Nata da una proposta della Commissione Europea del 22 giugno 2022, questa legge vuole ripristinare almeno il 30% delle zone terrestri e marine danneggiate degli Stati membri entro il 2030 - dando la priorità alle zone Natura 2000 - e tutti gli ecosistemi entro il 2050, con l'effetto di migliorare clima, biodiversità e sicurezza alimentare.

 

Obblighi per il ripristino degli ecosistemi agricoli

Tra gli obiettivi della legge figurano il recupero di almeno 25mila chilometri di corsi d'acqua attraverso la rimozione delle opere artificiali, l'incremento degli impollinatori e delle aree verdi, la diminuzione dell'uso di prodotti fitosanitari chimici e la messa a dimora di almeno 3 miliardi di alberi.

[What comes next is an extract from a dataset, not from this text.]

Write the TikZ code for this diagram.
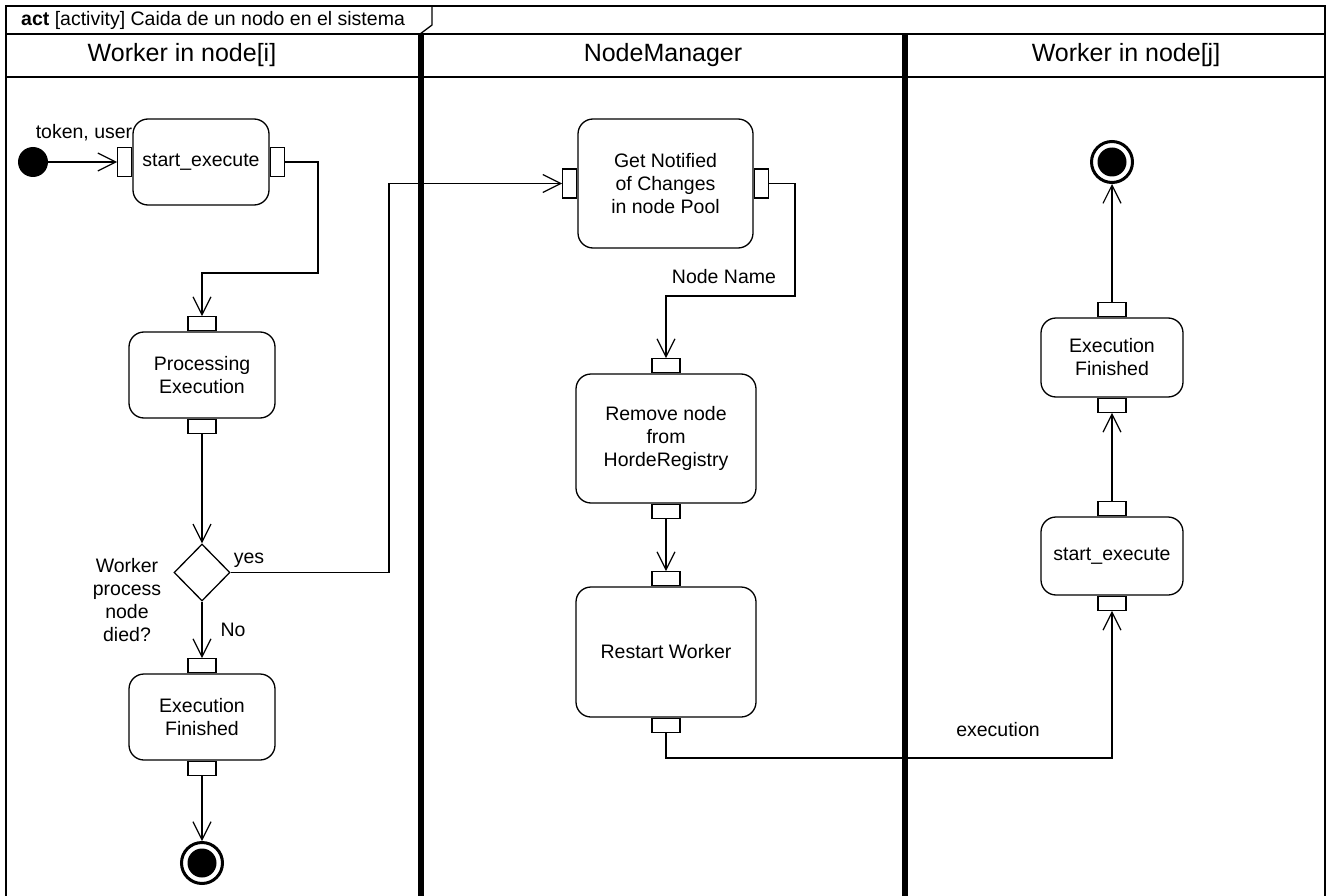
\documentclass[tikz,border=0pt]{standalone}
\usepackage{fontspec}
\setmainfont{Liberation Sans}
\usepackage{tikz}
\usetikzlibrary{shapes.geometric, arrows.meta, positioning, calc}
\newcommand{\bodyfont}{\fontsize{19.5}{23}\selectfont}
\newcommand{\lanefont}{\fontsize{25}{29}\selectfont}

\begin{document}
\begin{tikzpicture}[
    x=1pt, y=-1pt,
    action/.style={draw, line width=1.3pt, rounded corners=15pt, align=center, inner sep=0pt, font=\bodyfont},
    pinh/.style={draw, fill=white, line width=1.2pt, minimum width=14pt, minimum height=29pt, inner sep=0pt},
    pinv/.style={draw, fill=white, line width=1.2pt, minimum width=28pt, minimum height=14pt, inner sep=0pt},
    flow/.style={-{Straight Barb[length=18pt, width=18pt]}, line width=1.2pt},
    lbl/.style={font=\bodyfont, inner sep=0pt, align=center},
    initial/.style={circle, fill=black, minimum size=30pt, inner sep=0pt},
    final/.style={circle, draw, line width=3pt, minimum size=41pt, inner sep=0pt,
      path picture={\fill (path picture bounding box.center) circle (14.5pt);}},
    decision/.style={diamond, draw, line width=1.3pt, minimum width=56pt, minimum height=57pt, inner sep=0pt}
  ]
    \useasboundingbox (0,0) rectangle (1330,896);

    % Frame y carriles
    \draw[line width=1.3pt] (6,900) -- (6,6) -- (1325,6) -- (1325,900);
    \draw[line width=1.3pt] (432,6) -- (432,25) -- (420,34);
    \draw[line width=1.3pt] (6,34) -- (1325,34);
    \draw[line width=1.3pt] (6,77) -- (1325,77);
    \draw[line width=6pt] (420.5,34) -- (420.5,900);
    \draw[line width=6pt] (905,34) -- (905,900);
    \node[anchor=west, font=\bodyfont, inner sep=0pt] (head) at (21,20) {\textbf{act} [activity] Caida de un nodo en el sistema};
    \node[font=\lanefont] (lanei) at (182,55) {Worker in node[i]};
    \node[font=\lanefont] (lanem) at (663,55) {NodeManager};
    \node[font=\lanefont] (lanej) at (1126,55) {Worker in node[j]};

    % Worker in node[i]
    \node[initial] (init) at (33,162) {};
    \node[action, minimum width=136pt, minimum height=86pt] (sti) at (201,162) {start\_execute};
    \node[pinh, left=0pt of sti] (sti_in) {};
    \node[pinh, right=0pt of sti] (sti_out) {};
    \node[lbl] (tok) at (84,133) {token, user};

    \node[action, minimum width=146pt, minimum height=86pt] (proc) at (202,375) {Processing\\Execution};
    \node[pinv, above=0pt of proc] (proc_in) {};
    \node[pinv, below=0pt of proc] (proc_out) {};

    \node[decision] (dec) at (202,572.5) {};
    \node[lbl] (decq) at (127,600) {Worker\\process\\node\\died?};
    \node[lbl] (yes) at (249,560) {yes};
    \node[lbl] (no) at (233,630) {No};

    \node[action, minimum width=146pt, minimum height=86pt] (fini) at (202,717) {Execution\\Finished};
    \node[pinv, above=0pt of fini] (fini_in) {};
    \node[pinv, below=0pt of fini] (fini_out) {};
    \node[final] (endi) at (202,863) {};

    % NodeManager
    \node[action, minimum width=175pt, minimum height=129pt] (notify) at (665.5,183.5) {Get Notified\\of Changes\\ in node Pool};
    \node[pinh, left=0pt of notify] (notify_in) {};
    \node[pinh, right=0pt of notify] (notify_out) {};
    \node[lbl] (nname) at (724,277) {Node Name};

    \node[action, minimum width=180pt, minimum height=129pt] (remove) at (666,438.5) {Remove node\\from\\HordeRegistry};
    \node[pinv, above=0pt of remove] (remove_in) {};
    \node[pinv, below=0pt of remove] (remove_out) {};

    \node[action, minimum width=180pt, minimum height=130pt] (restart) at (666,652) {Restart Worker};
    \node[pinv, above=0pt of restart] (restart_in) {};
    \node[pinv, below=0pt of restart] (restart_out) {};
    \node[lbl] (exec) at (998,730) {execution};

    % Worker in node[j]
    \node[final] (endj) at (1112,162) {};
    \node[action, minimum width=142pt, minimum height=79pt] (finj) at (1112,357.5) {Execution\\Finished};
    \node[pinv, above=0pt of finj] (finj_in) {};
    \node[pinv, below=0pt of finj] (finj_out) {};
    \node[action, minimum width=142pt, minimum height=78pt] (stj) at (1112,556) {start\_execute};
    \node[pinv, above=0pt of stj] (stj_in) {};
    \node[pinv, below=0pt of stj] (stj_out) {};

    % Flechas
    \draw[flow] (init.east) -- (sti_in.west);
    \draw[flow] (sti_out.east) -- (318,162) |- (202,273) -- (proc_in.north);
    \draw[flow] (proc_out.south) -- (dec.north);
    \draw[flow] (dec.east) -- (389,572.5) |- (notify_in.west);
    \draw[flow] (dec.south) -- (fini_in.north);
    \draw[flow] (fini_out.south) -- (endi.north);
    \draw[flow] (notify_out.east) -- (795,183.5) |- (666,296) -- (remove_in.north);
    \draw[flow] (remove_out.south) -- (restart_in.north);
    \draw[flow] (restart_out.south) -- (666,758) -| (stj_out.south);
    \draw[flow] (stj_in.north) -- (finj_out.south);
    \draw[flow] (finj_in.north) -- (endj.south);
  \end{tikzpicture}
\end{document}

Tutto entro il 2030.

 

Inoltre, i proprietari di terreni agricoli devono tenere d'occhio tre indicatori per attestare la buona salute di un ecosistema: indice delle farfalle comuni; percentuale di superficie agricola con elementi caratteristici del paesaggio; e stock di carbonio organico nei terreni minerali coltivati.

 

In più, devono ripristinare almeno il 30% delle torbiere drenate entro il 2040, lasciando la riumidificazione a base volontaria per agricoltori e proprietari terrieri privati.

 

Difendere la natura paga bene, secondo la Commissione Europea

La nuova legge apporterebbe notevoli benefici economici, in quanto ogni euro investito per ripristinare gli ecosistemi danneggiati si tradurrebbe in almeno 8 euro di benefici. Questo almeno secondo l'Esecutivo comunitario.

 

Inoltre, una natura sana si traduce in cibo più nutriente, in aria sana e in risorse naturali per gli animali.

 

Più burocrazia e oneri?

La legge va a scontrarsi con l'apertura mostrata alle richieste degli agricoltori in protesta, creando nuove forme di burocrazia e altri oneri.

 

"Si teme che molti Stati membri utilizzino la legge per introdurre burocrazia e obblighi di monitoraggio e rendicontazione di vasta portata per gli agricoltori e i silvicoltori - si legge in una nota del Partito Popolare Europeo, contrario alla norma - sostenendo che l'Ue li sta obbligando a farlo. Di conseguenza, gli agricoltori e i silvicoltori interessati guarderebbero ancora una volta a Bruxelles con risentimento, quando il problema è fatto in casa e risiede nei rispettivi Governi nazionali".

 

Questo creerebbe, di fatto, un contrasto profondo con le iniziali promesse mantenute con l'iniziale esclusione degli agricoltori dagli obblighi della legge, avvenuta con la cancellazione dell'articolo 9 della bozza iniziale, votata nel 2023.

 

Il punto di vista delle organizzazioni agricole

Il presidente di Coldiretti Ettore Prandini definisce il nuovo provvedimento "una legge senza logica", poiché la riduzione delle superfici produttive dovuta al ripristino di torbiere, argini dei fiumi ed ecosistemi "porterebbe inevitabilmente a contrarre l'offerta europea aprendo così ulteriormente le porte alle importazioni dai Paesi terzi" che "non rispettano gli standard dei cibi italiani ed europei".

 

Dello stesso avviso è il presidente di Confagricoltura, Massimiliano Giansanti, il quale aggiunge che "non sono stati previsti fondi aggiuntivi per il raggiungimento degli obiettivi fissati".

 

In caso di emergenza, tirare il freno

In ogni caso, la Legge sul Ripristino della Natura prevede un freno che si attiverà per cause di forza maggiore. Questo consentirà di sospendere gli obiettivi sugli ecosistemi agricoli nel caso in cui la superficie coltivata venga ridotta al punto da compromettere la produzione agroalimentare.

 

I passi futuri

La legge approvata dovrà attendere in sala d'attesa, prima di venir pubblicata nella Gazzetta Ufficiale europea ed essere poi recepita dagli Stati membri entro due anni.

 

L'Italia dovrà quindi redigere le sue tabelle di marcia per il ripristino della biodiversità e sul Piano di Ripristino Nazionale, che sarà valido fino al 2032, anno in cui si metterà mano ai primi risultati.